I used to go to the movies 2 to 3 times a week in my twenties. At the time, 30 years ago, there was a projectionist in every room. If sometime went wrong, he was on it right away. Nowadays, if something goes wrong, you have to search high and low for a theater employee who will then try to find the manager, to set things straight. How many times did I see a film without sound, or with the wrong gate on the lens, with no one in sight to correct the showing. You have to sit through 15 minutes of ads BEFORE the trailers, hostage to the sponsors.
Theaters are cutting on their staff, the showings are lacking, and the attendance is shrinking. In recent weeks, two films that normally would have been hits have bombed at the box office; TERMINATOR: DARK FATE and DOCTOR SLEEP. Both sequels to eighties movie that are cult hits, and both under performed dramatically. It's becoming harder and harder to get asses in seats.

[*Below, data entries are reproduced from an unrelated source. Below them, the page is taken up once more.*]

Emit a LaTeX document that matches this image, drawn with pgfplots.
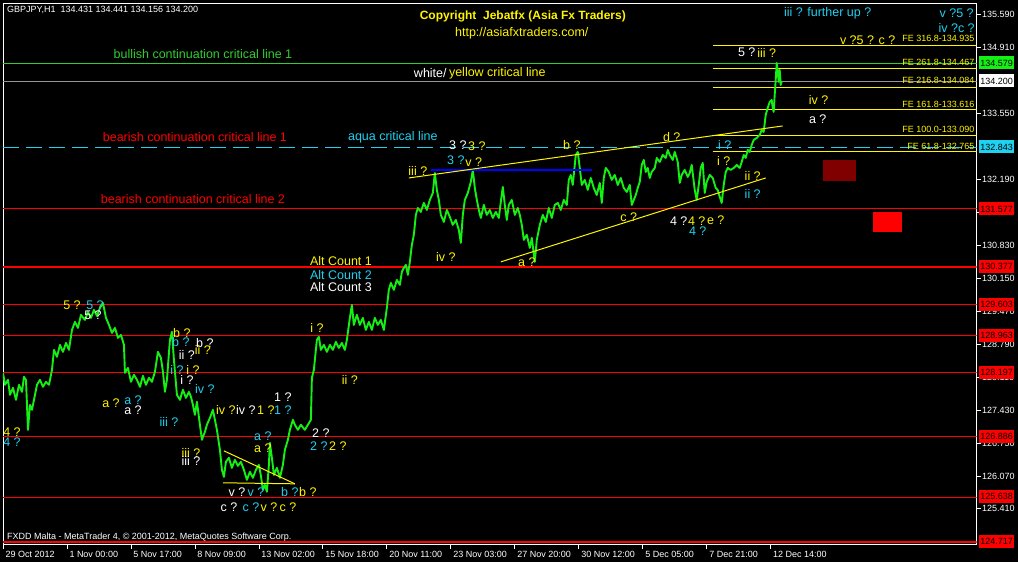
\documentclass[border=0pt]{standalone}
\usepackage{pgfplots}
\pgfplotsset{compat=1.18}
\usepackage{pgfplotstable}
\usepackage{fontspec}
\setmainfont{Liberation Sans}

\definecolor{mtgreen}{RGB}{20,240,20}
\definecolor{lgreen}{RGB}{50,205,50}
\definecolor{mtaqua}{RGB}{30,210,240}
\definecolor{mtyellow}{RGB}{255,245,0}
\definecolor{mtred}{RGB}{255,0,0}
\definecolor{mtgrey}{RGB}{150,150,150}
\definecolor{mtmaroon}{RGB}{128,0,0}
\definecolor{mtblue}{RGB}{0,0,255}

\newcommand\fa{\fontsize{12.5}{14}\selectfont}
\newcommand\fs{\fontsize{9}{10.5}\selectfont}

% GBPJPY H1, bar index (one pixel per bar) and price
\pgfplotstableread{
x p
3 128.197
5 127.950
8 128.053
10 127.744
13 127.888
16 127.641
19 127.950
22 127.806
24 128.115
26 128.053
28 127.023
30 127.538
32 127.435
35 127.744
37 127.950
40 128.053
43 127.909
46 128.012
49 127.950
52 128.259
54 128.670
57 128.526
60 128.773
63 128.629
66 128.814
69 128.670
72 129.082
75 129.247
78 129.123
81 129.391
85 129.288
88 129.453
91 129.329
94 129.494
97 129.370
100 129.535
103 129.638
106 129.329
109 129.185
112 129.020
115 129.123
118 128.917
121 128.979
124 128.773
125 128.197
128 128.300
131 128.012
134 128.156
137 128.053
140 127.909
143 128.135
146 127.950
149 128.094
152 128.012
155 128.218
158 128.629
161 128.505
163 128.218
165 127.806
167 128.053
170 128.876
172 129.041
174 128.465
177 127.744
180 127.641
183 127.847
186 127.682
189 127.806
191 127.703
193 127.538
195 127.332
197 127.600
200 127.126
202 126.817
205 126.982
207 127.126
210 127.270
213 127.435
215 127.229
217 127.023
220 126.611
222 126.199
224 126.055
226 126.364
229 126.446
232 126.240
235 126.405
238 126.281
241 126.364
244 126.199
247 125.993
250 126.158
253 126.034
256 126.199
259 126.302
261 126.075
263 125.788
265 125.890
267 125.747
269 126.302
270 126.755
272 126.446
274 126.096
277 126.240
280 126.034
283 126.302
285 126.611
288 126.817
290 127.023
293 127.229
295 127.126
298 127.023
301 127.126
305 127.023
308 127.126
311 127.229
312 128.094
314 128.259
317 128.876
319 128.938
321 128.670
324 128.773
327 128.629
330 128.773
333 128.670
336 128.835
339 128.711
342 128.814
345 128.670
347 128.876
350 129.329
352 129.597
354 129.185
357 129.391
360 129.185
363 129.329
366 129.082
369 129.247
372 129.082
375 129.329
378 129.185
381 129.288
384 129.082
387 129.535
389 129.906
391 130.050
394 129.906
397 130.112
400 130.009
402 130.277
404 130.359
406 130.421
408 130.215
410 130.483
412 130.833
414 131.039
416 131.450
418 131.594
421 131.512
424 131.697
427 131.553
430 131.759
433 131.903
435 132.315
437 131.965
439 131.759
441 131.450
444 131.306
447 131.553
450 131.409
453 131.244
456 131.347
459 131.142
461 130.874
463 131.450
465 131.759
468 131.903
471 132.130
473 132.377
475 132.006
477 131.759
479 131.553
481 131.388
484 131.656
487 131.450
490 131.553
493 131.388
496 131.512
499 131.388
501 131.718
503 132.027
505 131.656
507 131.347
509 131.656
512 131.759
515 131.450
518 131.594
520 131.450
522 131.244
524 130.936
527 131.039
530 130.771
532 130.977
535 130.483
537 130.936
540 131.244
543 131.450
546 131.306
549 131.594
552 131.388
555 131.656
558 131.697
561 131.553
564 131.759
567 131.656
569 132.171
571 132.274
573 132.068
576 132.686
578 132.748
580 132.418
582 132.068
585 132.171
588 131.965
591 132.212
594 132.006
597 131.862
600 132.109
602 131.697
604 132.212
606 132.418
609 132.336
612 132.171
615 132.274
618 132.068
621 132.212
624 132.006
627 131.924
630 132.068
632 131.656
634 131.759
636 131.862
638 132.006
640 132.130
642 132.480
644 132.583
646 132.336
648 132.418
650 132.212
652 132.336
655 132.418
657 132.624
660 132.542
663 132.686
666 132.624
668 132.789
670 132.686
673 132.583
675 132.748
678 132.542
680 132.109
682 132.274
685 132.377
688 132.233
690 132.315
692 132.480
695 131.965
697 131.759
699 132.068
701 132.418
703 132.521
705 131.903
707 132.130
710 132.274
713 132.212
716 132.006
718 131.965
720 131.821
722 131.697
724 132.068
726 132.336
728 132.418
731 132.377
734 132.418
737 132.480
740 132.418
742 132.542
744 132.686
746 132.624
748 132.789
750 132.748
752 132.892
754 132.995
757 133.036
760 133.098
762 133.201
764 133.160
766 133.510
768 133.654
770 133.778
772 133.819
773 133.654
774 133.572
775 133.922
776 134.231
777 134.581
778 134.396
779 134.190
780 134.437
781 134.128
782 134.200
}\pricedata

\begin{document}
\begin{tikzpicture}
\fill[black] (-3pt,-17pt) rectangle (1015pt,545pt);
\begin{axis}[
  at={(0,0)}, anchor=south west,
  scale only axis, width=974pt, height=542pt,
  xmin=3, xmax=977, ymin=124.655, ymax=135.816,
  axis line style={white, line width=0.8pt},
  tick align=outside, major tick length=4pt,
  tick style={white, line width=0.8pt},
  xtick pos=left, ytick pos=right, yticklabel pos=right,
  xtick={3,67,131,195,259,323,387,451,515,579,643,707,771},
  xticklabels={29 Oct 2012,1 Nov 00:00,5 Nov 17:00,8 Nov 09:00,13 Nov 02:00,15 Nov 18:00,20 Nov 11:00,23 Nov 03:00,27 Nov 20:00,30 Nov 12:00,5 Dec 05:00,7 Dec 21:00,12 Dec 14:00},
  xticklabel style={white, anchor=north west, font=\fs, xshift=-1pt, yshift=1pt},
  ytick={135.59,134.91,133.55,132.19,131.51,130.83,130.15,129.47,128.79,128.11,127.43,126.75,126.07,125.41},
  yticklabel style={white, anchor=west, font=\fs, xshift=-2pt,
    /pgf/number format/fixed, /pgf/number format/precision=3,
    /pgf/number format/fixed zerofill},
  /pgf/number format/assume math mode=true,
]
% horizontal critical lines
\addplot[lgreen, line width=1pt] coordinates {(3,134.579) (977,134.579)};
\addplot[mtgrey, line width=1pt] coordinates {(3,134.200) (977,134.200)};
\addplot[mtaqua, line width=1pt, dash pattern=on 16pt off 7pt] coordinates {(3,132.843) (977,132.843)};
\addplot[mtred, line width=1pt] coordinates {(3,131.577) (977,131.577)};
\addplot[mtred, line width=2.6pt] coordinates {(3,130.377) (977,130.377)};
\addplot[mtred, line width=1pt] coordinates {(3,129.603) (977,129.603)};
\addplot[mtred, line width=1pt] coordinates {(3,128.963) (977,128.963)};
\addplot[mtred, line width=1pt] coordinates {(3,128.197) (977,128.197)};
\addplot[mtred, line width=1pt] coordinates {(3,126.886) (977,126.886)};
\addplot[mtred, line width=1pt] coordinates {(3,125.638) (977,125.638)};
\addplot[mtred, line width=2pt] coordinates {(3,124.717) (977,124.717)};
% fibonacci expansion levels
\addplot[mtyellow, line width=1pt] coordinates {(713,134.935) (977,134.935)};
\addplot[mtyellow, line width=1pt] coordinates {(713,134.467) (977,134.467)};
\addplot[mtyellow, line width=1pt] coordinates {(713,134.084) (977,134.084)};
\addplot[mtyellow, line width=1pt] coordinates {(713,133.616) (977,133.616)};
\addplot[mtyellow, line width=1pt] coordinates {(713,133.090) (977,133.090)};
\addplot[mtyellow, line width=1pt] coordinates {(713,132.765) (977,132.765)};
% boxes
\fill[mtmaroon] (axis cs:823,132.583) rectangle (axis cs:856,132.150);
\fill[mtred] (axis cs:873,131.512) rectangle (axis cs:902,131.100);
% price
\addplot[mtgreen, line width=1.9pt, line join=round] table[x=x, y=p] {\pricedata};
% trend lines
\addplot[mtblue, line width=2pt] coordinates {(431,132.377) (592,132.377)};
\addplot[mtyellow, line width=1pt] coordinates {(409,132.212) (783,133.283)};
\addplot[mtyellow, line width=1pt] coordinates {(501,130.483) (766,132.212)};
\addplot[mtyellow, line width=1pt] coordinates {(224,126.590) (295,125.911)};
\addplot[mtyellow, line width=1pt] coordinates {(223,125.932) (295,125.911)};
\end{axis}

\begin{scope}[x=1pt, y=-1pt, shift={(-3pt,545pt)}, every node/.style={inner sep=0pt, font=\fa}]
\node[anchor=west, white, font=\fs] at (7,10) {GBPJPY,H1\ \ 134.431 134.441 134.156 134.200};
\node[mtyellow, font=\fontsize{12}{14}\selectfont\bfseries] at (523,16) {Copyright\ \ Jebatfx (Asia Fx Traders)};
\node[mtyellow] at (522,33) {http://asiafxtraders.com/};
\node[lgreen] at (203,54) {bullish continuation critical line 1};
\node[anchor=east, white] at (447,73) {white/};
\node[anchor=west, mtyellow] at (449,73) {yellow critical line};
\node[mtred] at (195,137) {bearish continuation critical line 1};
\node[mtaqua] at (393,137) {aqua critical line};
\node[mtred] at (193,199) {bearish continuation critical line 2};
\node[mtaqua] at (828,13) {iii ? further up ?};
\node[mtaqua] at (957,13) {v ?5 ?};
\node[mtaqua] at (957,28) {iv ?c ?};
\node[mtyellow] at (868,40) {v ?5 ? c ?};
\begin{scope}[every node/.style={inner sep=0pt, font=\fs, anchor=east, mtyellow}]
\node at (975,38) {FE 316.8-134.935};
\node at (975,62) {FE 261.8-134.467};
\node at (975,80) {FE 216.8-134.084};
\node at (975,104) {FE 161.8-133.616};
\node at (975,129) {FE 100.0-133.090};
\node at (975,146) {FE 61.8-132.765};
\end{scope}
\node[white] at (747,52) {5 ?};
\node[mtyellow] at (767,53) {iii ?};
\node[mtyellow] at (819,100) {iv ?};
\node[white] at (818,119) {a ?};
\node[mtaqua] at (725,145) {i ?};
\node[mtyellow] at (724,161) {i ?};
\node[mtyellow] at (753,176) {ii ?};
\node[mtaqua] at (753,194) {ii ?};
\node[mtyellow] at (672,137) {d ?};
\node[mtyellow] at (572,145) {b ?};
\node[white] at (458,145) {3 ?};
\node[mtyellow] at (477,146) {3 ?};
\node[mtaqua] at (456,160) {3 ?};
\node[mtyellow] at (474,162) {v ?};
\node[mtyellow] at (418,171) {iii ?};
\node[mtyellow] at (446,257) {iv ?};
\node[mtyellow] at (527,262) {a ?};
\node[mtyellow] at (629,217) {c ?};
\node[white] at (679,221) {4 ?};
\node[mtyellow] at (697,221) {4 ?};
\node[mtyellow] at (716,220) {e ?};
\node[mtaqua] at (698,231) {4 ?};
\node[anchor=west, mtyellow] at (310,261) {Alt Count 1};
\node[anchor=west, mtaqua] at (310,275) {Alt Count 2};
\node[anchor=west, white] at (310,287) {Alt Count 3};
\node[mtyellow] at (317,328) {i ?};
\node[mtyellow] at (350,380) {ii ?};
\node[mtyellow] at (72,305) {5 ?};
\node[mtaqua] at (95,305) {5 ?};
\node[white] at (93,315) {5 ?};
\node[mtyellow] at (182,333) {b ?};
\node[mtaqua] at (181,342) {b ?};
\node[white] at (205,343) {b ?};
\node[white] at (187,355) {ii ?};
\node[mtyellow] at (203,350) {ii ?};
\node[mtaqua] at (177,370) {i ?};
\node[mtyellow] at (193,370) {i ?};
\node[white] at (187,380) {i ?};
\node[mtaqua] at (205,389) {iv ?};
\node[mtyellow] at (111,403) {a ?};
\node[mtaqua] at (133,400) {a ?};
\node[white] at (133,410) {a ?};
\node[mtaqua] at (169,422) {iii ?};
\node[mtyellow] at (12,432) {4 ?};
\node[mtaqua] at (12,442) {4 ?};
\node[mtyellow] at (226,410) {iv ?};
\node[white] at (246,410) {iv ?};
\node[mtyellow] at (266,410) {1 ?};
\node[mtaqua] at (283,410) {1 ?};
\node[white] at (283,397) {1 ?};
\node[mtaqua] at (263,436) {a ?};
\node[mtyellow] at (263,448) {a ?};
\node[mtyellow] at (191,453) {iii ?};
\node[white] at (191,461) {iii ?};
\node[white] at (321,433) {2 ?};
\node[mtaqua] at (319,446) {2 ?};
\node[mtyellow] at (338,446) {2 ?};
\node[white] at (237,492) {v ?};
\node[mtaqua] at (256,492) {v ?};
\node[mtaqua] at (290,492) {b ?};
\node[mtyellow] at (308,492) {b ?};
\node[white] at (229,507) {c ?};
\node[mtaqua] at (251,507) {c ?};
\node[mtyellow] at (269,507) {v ?};
\node[mtyellow] at (288,507) {c ?};
\node[anchor=west, white, font=\fs] at (7,537) {FXDD Malta - MetaTrader 4, © 2001-2012, MetaQuotes Software Corp.};
% price labels on the right scale
\begin{scope}[every node/.style={anchor=west, font=\fs, text=black, inner xsep=1.5pt, inner ysep=0pt, minimum height=13pt}]
\node[fill=mtgreen] at (979,63) {134.579};
\node[fill=white] at (979,81) {134.200};
\node[fill=mtaqua] at (979,147) {132.843};
\node[fill=mtred] at (979,209) {131.577};
\node[fill=mtred] at (979,267) {130.377};
\node[fill=mtred] at (979,305) {129.603};
\node[fill=mtred] at (979,336) {128.963};
\node[fill=mtred] at (979,373) {128.197};
\node[fill=mtred] at (979,437) {126.886};
\node[fill=mtred] at (979,497) {125.638};
\node[fill=mtred] at (979,542) {124.717};
\end{scope}
\end{scope}
\end{tikzpicture}
\end{document}
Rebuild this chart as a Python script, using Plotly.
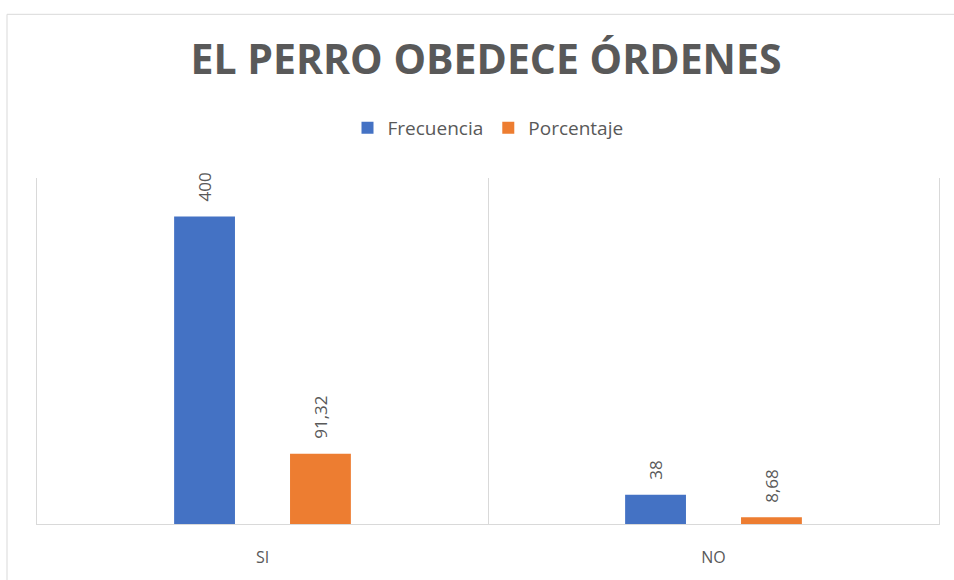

And this is where it gets worrisome for filmmakers like Scorsese, who had to resort to Netflix to finance his latest venture, THE IRISHMAN, which will only have a short life in theaters before it ends up streaming.
There was a time when a new Scorsese was an event, and people would line up at the box-office. But those days are gone, and only real film lovers will bother to go out to the theater to watch something else than a bombastic blockbuster. I can imagine the frustration felt by someone like Scorsese or Coppola.
We live in a world where we can watch a new movie without having to step outside. Older films that would fill the programs of repertory theaters are now available for download or on Youtube. The only thing that seems to make someone go to a movie theater is the promise of something too spectacular to be fully appreciated on a smaller screen. And even that promise doesn't seem to carry the same enticement as before.
There may come a time where Kevin Feige's magic touch with the Marvel movies may come to an end, as the last movie theater will lock its doors for the very last time. Films will be viewed quietly at home, with the added disturbance of the kids playing their latest Virtual Reality game. And in a corner, an old man mutters to himself how this once was a communal experience, where a group would be thrilled and laugh together as one, sharing in one magical moment a common emotion of fear, doubt or exaltation, and cheering in appreciation as the screen would go dark just before the end credits rolled.